Series: Alien, Book 1
Rating: 4 Stars
Length: 400 Pages, 6474 Locations
Formats: Mass Market Paperback, Kindle
What...No Kitchen Sink?
When early release from jury duty set marketing manager Katherine "Kitty" Katt free to make her way back to a half day of work, she had no idea that her life was about to take a serious turn to the weird. Witnessing a minor fender bender evolve into a domestic dispute between husband and wife wasn't pleasant, but didn't exactly clue her in, either. Watching the husband in that domestic disturbance morph into a gigantic winged beast and slaughter his wife, then turn his terrifying rage and deadly abilities into a vicious and bloody spree killing started to tip her off, but it was only when she found herself leaping into action and dispatching the winged beast with a pen that she really realized her life wasn't going to be quite what she'd thought it was when her alarm went off that morning.
Forty-eight hours later and Kitty's world had expanded to include the knowledge that aliens - gorgeous ones at that - are living in our world, they're part of a world wide organization to keep a space parasite from infecting the planet, and one of the largest terrorist groups in the world is run by one of those parasite-enhanced superbeings. Her mother and father aren't who she thought they were, highly evolved aliens aren't as smart as they thought they were, and hair spray is more than just a necessity on a windy day.
Being recruited by the Alpha Centurians (A-Cs) to wage war on the parasites leads her to fight things that are indescribably disgusting, one of the uberhunky A-Cs keeps proposing marriage...and has since he first laid eyes on her...and his cousin can't stop glaring at her long enough to drop the sarcasm. Gifts like hyperspeed and empathy are common among the A-Cs, but so is religious persecution...which is actually sort of depressing for an evolved species.
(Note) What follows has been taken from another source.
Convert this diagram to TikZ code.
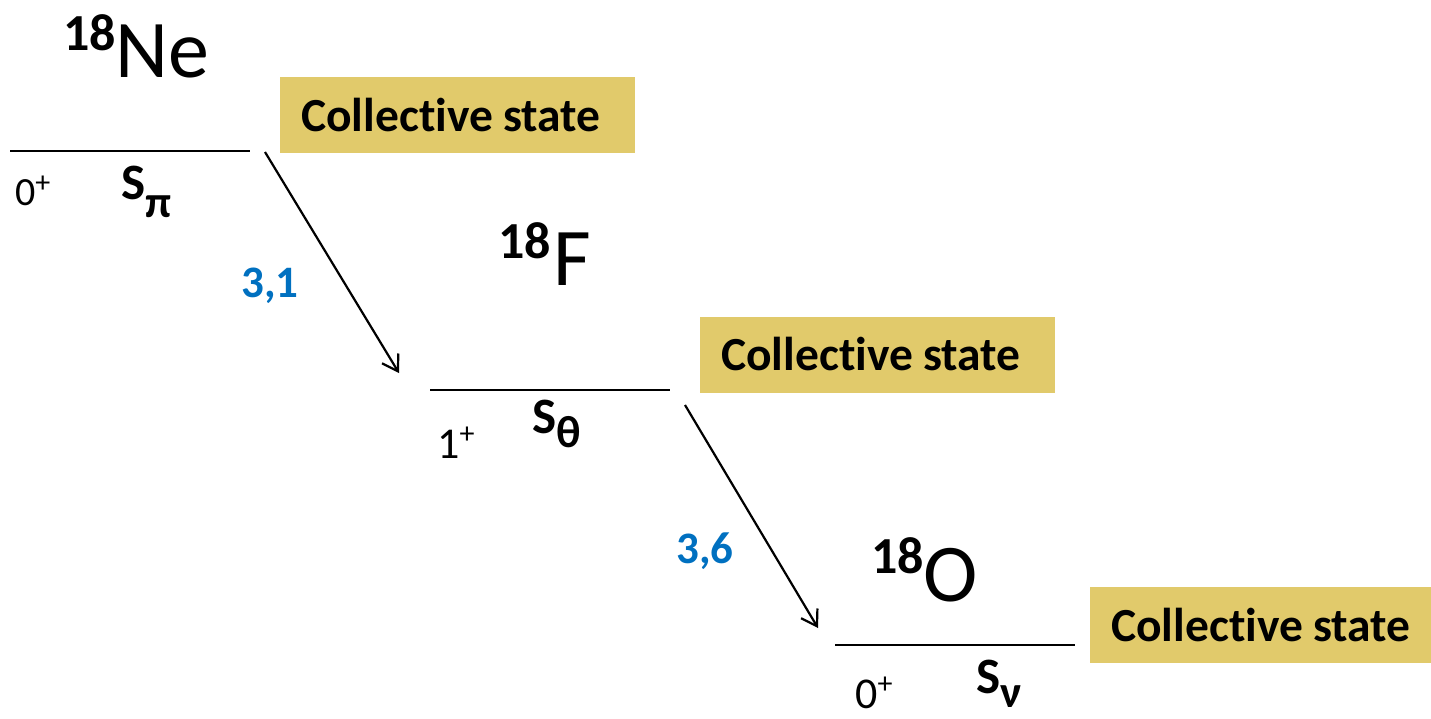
\documentclass[tikz,border=0pt]{standalone}
\usepackage{fontspec}
\setmainfont[RawFeature={-liga;-clig;-calt;-dlig}]{Carlito}
\usetikzlibrary{arrows.meta}
\definecolor{boxgold}{HTML}{E1CA6B}
\definecolor{numblue}{HTML}{0070C0}
\newcommand{\fs}[1]{\fontsize{#1}{#1}\selectfont}
\newcommand{\cstate}{Collect\kern0pt ive\hspace{10pt}state}
\begin{document}
\begin{tikzpicture}[x=1pt,y=-1pt,
  level/.style={line width=2pt},
  statebox/.style={fill=boxgold, anchor=west, inner xsep=21pt, inner ysep=0pt,
    minimum height=76pt, text width=313pt, align=left,
    font=\fs{47.5}\bfseries},
  nucl/.style={anchor=base west, inner sep=0pt},
  spin/.style={anchor=base west, inner sep=0pt},
  slabel/.style={anchor=base west, inner sep=0pt, font=\bfseries},
  rate/.style={anchor=base west, inner sep=0pt, text=numblue, font=\fs{45}\bfseries},
  transition/.style={line width=2.2pt, -{Straight Barb[length=15pt,width=19pt]}}]
\useasboundingbox (0,0) rectangle (1431,718);

% levels
\coordinate (l1w) at (10,151);  \coordinate (l1e) at (250,151);
\coordinate (l2w) at (430,390); \coordinate (l2e) at (670,390);
\coordinate (l3w) at (835,645); \coordinate (l3e) at (1075,645);
\draw[level] (l1w) -- (l1e);
\draw[level] (l2w) -- (l2e);
\draw[level] (l3w) -- (l3e);

% nuclei
\node[nucl] (ne) at (63,77) {\raisebox{27pt}{\fs{52}\bfseries 18}\fs{82}Ne};
\node[nucl] (f) at (498,285) {\raisebox{27pt}{\fs{52}\bfseries 18}\hspace{3pt}\fs{82}F};
\node[nucl] (o) at (871,601) {\raisebox{28pt}{\fs{52}\bfseries 18}\fs{82}O};

% collective state boxes
\node[statebox] (b1) at (280,115) {\cstate};
\node[statebox] (b2) at (700,354.5) {\cstate};
\node[statebox] (b3) at (1090,625) {\cstate};

% spins
\node[spin] (j1) at (15,205) {\fs{40}0\raisebox{13pt}{\fs{30}+}};
\node[spin] (j2) at (437,458) {\fs{44}1\raisebox{15pt}{\fs{30}+}};
\node[spin] (j3) at (855,708) {\fs{44}0\raisebox{15pt}{\fs{30}+}};

% S labels
\node[slabel] (s1) at (121,199) {\fs{51}S\raisebox{-18pt}{\fs{45}π}};
\node[slabel] (s2) at (532,433) {\fs{51}S\raisebox{-14pt}{\fs{45}θ}};
\node[slabel] (s3) at (976,693) {\fs{51}S\raisebox{-14pt}{\fs{45}ν}};

% transitions
\coordinate (t1s) at (265,152); \coordinate (t1e) at (399,373);
\coordinate (t2s) at (685,405); \coordinate (t2e) at (818,628);
\draw[transition] (t1s) -- (t1e);
\draw[transition] (t2s) -- (t2e);

% rates
\node[rate] (r1) at (241,297) {3,1};
\node[rate] (r2) at (676,563) {3,6};
\end{tikzpicture}
\end{document}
Oh, and speaking of religion, it's a big reason that the parasites are coming through space to our world. There's baseball...sort of, public restroom portals, and dead fish. Terrorism and guns, giant slug-like fuglies and a bad guy with a Lucifer complex. There's terror and humor, romance and science. And there's lots and lots of Armani.
If Kitty can survive past hour forty-eight, maybe there's hope for the planet, too.
Touched by an Alien is a romp. It's fast, action-packed, and with a few exceptions, it's just a right good time. True, there's not a lot of character development and there's little time given to really flesh out the world as the characters race from point A to point Z. There are some points that don't quite connect along the way, and there's a huge amount of information dumped on the readers head about the A-Cs and their abilities, about their gadgets - how they work, why they work, what doesn't work, etc. As a result the narrative occasionally reads a little like a dream sequence for a techie nerd with ADD - packed full of smart, flashy stuff without a lot of substance behind it, but shifting so quickly that you don't really notice the lack right away.
But it's fun. And it's fast. There's a little bit of everything (and I do mean everything...except that darned kitchen sink) in it. And Kitty is a likable heroine, even though she tends to be a bit too adept at kicking alien butt for a mild mannered marketing manager. Despite her being so smart in some ways, so obtuse in others. Despite her being a bit of a slut (though I can't really say I blame her for that one). And even though she's a crack shot despite never shooting a gun before, and put in command of a team of aliens she didn't know existed two days prior for a sortie that is her brainchild. With their technology and their weaponry at her disposal.
Hey, it's her hairspray. Seems a fair trade off.
I didn't like the significance and importance of religion in the plot. That's just how I am. I like to keep science fiction and religion separate, because the idea that evolved civilizations still suffer from religious persecution and exile because of it doesn't bode well for the future of our own race. Plus, I'm a live and let live sort, so I tend to buck the sort of rigid religious framework that the A-Cs embrace. From a story standpoint, too, those were the weakest threads of the plot and where the suspension of disbelief stretched a bit too thin for me. I just couldn't figure out any reason for Kitty being so good at connecting a lot of esoteric dots and coming up with such bizarre - but of course, accurate - answers.
Still, as a whole, the book was a real good time.
And I don't generally favor science fiction, either.
Parts of Touched by an Alien did make my brain hurt, when I felt stuffed with technology mumbo jumbo that I couldn't care less about, and the character definition truly had nothing much about which to wax philosophic. The narrative has a short sentence/rapid fire style that lacked fluidity, and it was short on description, so I never had a clear picture of any of the characters actual physical appearance (behind their gorgeousness - that I knew...as it was oft repeated), nor the scenery surrounding them. From that perspective, there was an almost superficial feel to both the characters and the world created here. It didn't feel real, or achieve a sense of shifted reality like some of the great science fiction masters achieve.
Eh, who cares? It was a rockin' good time, for the most part, and I enjoyed myself while I was reading it. Some SciFi brain candy for your reading enjoyment. Yum.